Supplied data:
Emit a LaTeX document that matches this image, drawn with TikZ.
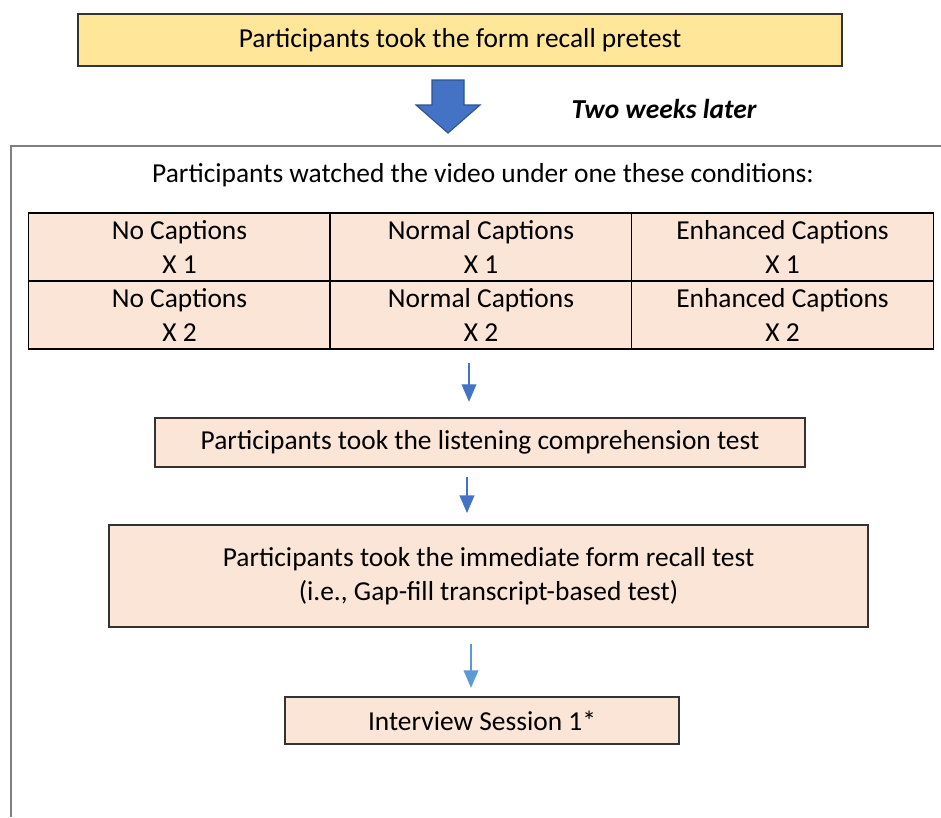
\documentclass[tikz,border=0pt]{standalone}
\usepackage{fontspec}
\setmainfont{Carlito}
\usetikzlibrary{arrows.meta}
\definecolor{pretestyellow}{HTML}{FFE699}
\definecolor{peach}{HTML}{FBE5D6}
\definecolor{bigblue}{HTML}{4472C4}
\definecolor{bigblueedge}{HTML}{2F528F}
\definecolor{lightblue}{HTML}{5B9BD5}
\definecolor{framegray}{HTML}{7F7F7F}
\newcommand{\bodysize}{\fontsize{19.5}{24.2}\selectfont}

\begin{document}
\begin{tikzpicture}[x=0.025cm,y=-0.025cm,
  every node/.style={font=\bodysize, align=center, inner sep=0pt},
  stepbox/.style={draw=black!80, line width=1pt, fill=peach},
  cell/.style={draw=black, line width=1.1pt, fill=peach, minimum width=7.54cm, minimum height=1.7cm},
  thinarrow/.style={line width=1pt, -{Triangle[length=12.5pt,width=10.5pt]}}]
\useasboundingbox (0,0) rectangle (941,817);

% pretest and the two weeks gap
\node[draw=black!80, line width=1pt, fill=pretestyellow, minimum width=19.1cm, minimum height=1.3cm] (pretest) at (460,40) {Participants took the form recall pretest};
\filldraw[fill=bigblue, draw=bigblueedge, line width=0.8pt] (432,80) -- (464,80) -- (464,105) -- (480,105) -- (448,133) -- (416,105) -- (432,105) -- cycle;
\node (later) at (664,109) {\bfseries\itshape Two weeks later};

% session frame
\draw[framegray, line width=1.1pt] (11,817) -- (11,146) -- (941,146);
\node (watched) at (483,175) {Participants watched the video under one these conditions:};

% conditions
\node[cell] (no1) at (179.5,247) {No Captions\\X 1};
\node[cell] (normal1) at (481,247) {Normal Captions\\X 1};
\node[cell] (enhanced1) at (782.5,247) {Enhanced Captions\\X 1};
\node[cell] (no2) at (179.5,315) {No Captions\\X 2};
\node[cell] (normal2) at (481,315) {Normal Captions\\X 2};
\node[cell] (enhanced2) at (782.5,315) {Enhanced Captions\\X 2};

% tests
\node[stepbox, minimum width=16.25cm, minimum height=1.225cm] (listening) at (480,442.5) {Participants took the listening comprehension test};
\node[stepbox, minimum width=18.975cm, minimum height=2.55cm] (recall) at (488.5,576) {Participants took the immediate form recall test\\(i.e., Gap-fill transcript-based test)};
\node[stepbox, minimum width=9.85cm, minimum height=1.175cm] (interview) at (482,720.5) {Interview Session 1*};

\coordinate (a1) at (469,349);
\coordinate (a2) at (467,467);
\coordinate (a3) at (471,627);
\draw[thinarrow, bigblue, shorten <=10pt, shorten >=11pt] (a1) -- (a1 |- listening.north);
\draw[thinarrow, bigblue, shorten <=7pt, shorten >=8pt] (a2) -- (a2 |- recall.north);
\draw[thinarrow, lightblue, shorten <=12pt, shorten >=6pt] (a3) -- (a3 |- interview.north);
\end{tikzpicture}
\end{document}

To do: Except for the pictures, copy the material above exactly.

Reply:
Emit a LaTeX document that matches this image, drawn with TikZ.
\documentclass[tikz,border=0pt]{standalone}
\usepackage{fontspec}
\setmainfont{Carlito}
\usetikzlibrary{arrows.meta}
\definecolor{pretestyellow}{HTML}{FFE699}
\definecolor{peach}{HTML}{FBE5D6}
\definecolor{bigblue}{HTML}{4472C4}
\definecolor{bigblueedge}{HTML}{2F528F}
\definecolor{lightblue}{HTML}{5B9BD5}
\definecolor{framegray}{HTML}{7F7F7F}
\newcommand{\bodysize}{\fontsize{19.5}{24.2}\selectfont}

\begin{document}
\begin{tikzpicture}[x=0.025cm,y=-0.025cm,
  every node/.style={font=\bodysize, align=center, inner sep=0pt},
  stepbox/.style={draw=black!80, line width=1pt, fill=peach},
  cell/.style={draw=black, line width=1.1pt, fill=peach, minimum width=7.54cm, minimum height=1.7cm},
  thinarrow/.style={line width=1pt, -{Triangle[length=12.5pt,width=10.5pt]}}]
\useasboundingbox (0,0) rectangle (941,817);

% pretest and the two weeks gap
\node[draw=black!80, line width=1pt, fill=pretestyellow, minimum width=19.1cm, minimum height=1.3cm] (pretest) at (460,40) {Participants took the form recall pretest};
\filldraw[fill=bigblue, draw=bigblueedge, line width=0.8pt] (432,80) -- (464,80) -- (464,105) -- (480,105) -- (448,133) -- (416,105) -- (432,105) -- cycle;
\node (later) at (664,109) {\bfseries\itshape Two weeks later};

% session frame
\draw[framegray, line width=1.1pt] (11,817) -- (11,146) -- (941,146);
\node (watched) at (483,175) {Participants watched the video under one these conditions:};

% conditions
\node[cell] (no1) at (179.5,247) {No Captions\\X 1};
\node[cell] (normal1) at (481,247) {Normal Captions\\X 1};
\node[cell] (enhanced1) at (782.5,247) {Enhanced Captions\\X 1};
\node[cell] (no2) at (179.5,315) {No Captions\\X 2};
\node[cell] (normal2) at (481,315) {Normal Captions\\X 2};
\node[cell] (enhanced2) at (782.5,315) {Enhanced Captions\\X 2};

% tests
\node[stepbox, minimum width=16.25cm, minimum height=1.225cm] (listening) at (480,442.5) {Participants took the listening comprehension test};
\node[stepbox, minimum width=18.975cm, minimum height=2.55cm] (recall) at (488.5,576) {Participants took the immediate form recall test\\(i.e., Gap-fill transcript-based test)};
\node[stepbox, minimum width=9.85cm, minimum height=1.175cm] (interview) at (482,720.5) {Interview Session 1*};

\coordinate (a1) at (469,349);
\coordinate (a2) at (467,467);
\coordinate (a3) at (471,627);
\draw[thinarrow, bigblue, shorten <=10pt, shorten >=11pt] (a1) -- (a1 |- listening.north);
\draw[thinarrow, bigblue, shorten <=7pt, shorten >=8pt] (a2) -- (a2 |- recall.north);
\draw[thinarrow, lightblue, shorten <=12pt, shorten >=6pt] (a3) -- (a3 |- interview.north);
\end{tikzpicture}
\end{document}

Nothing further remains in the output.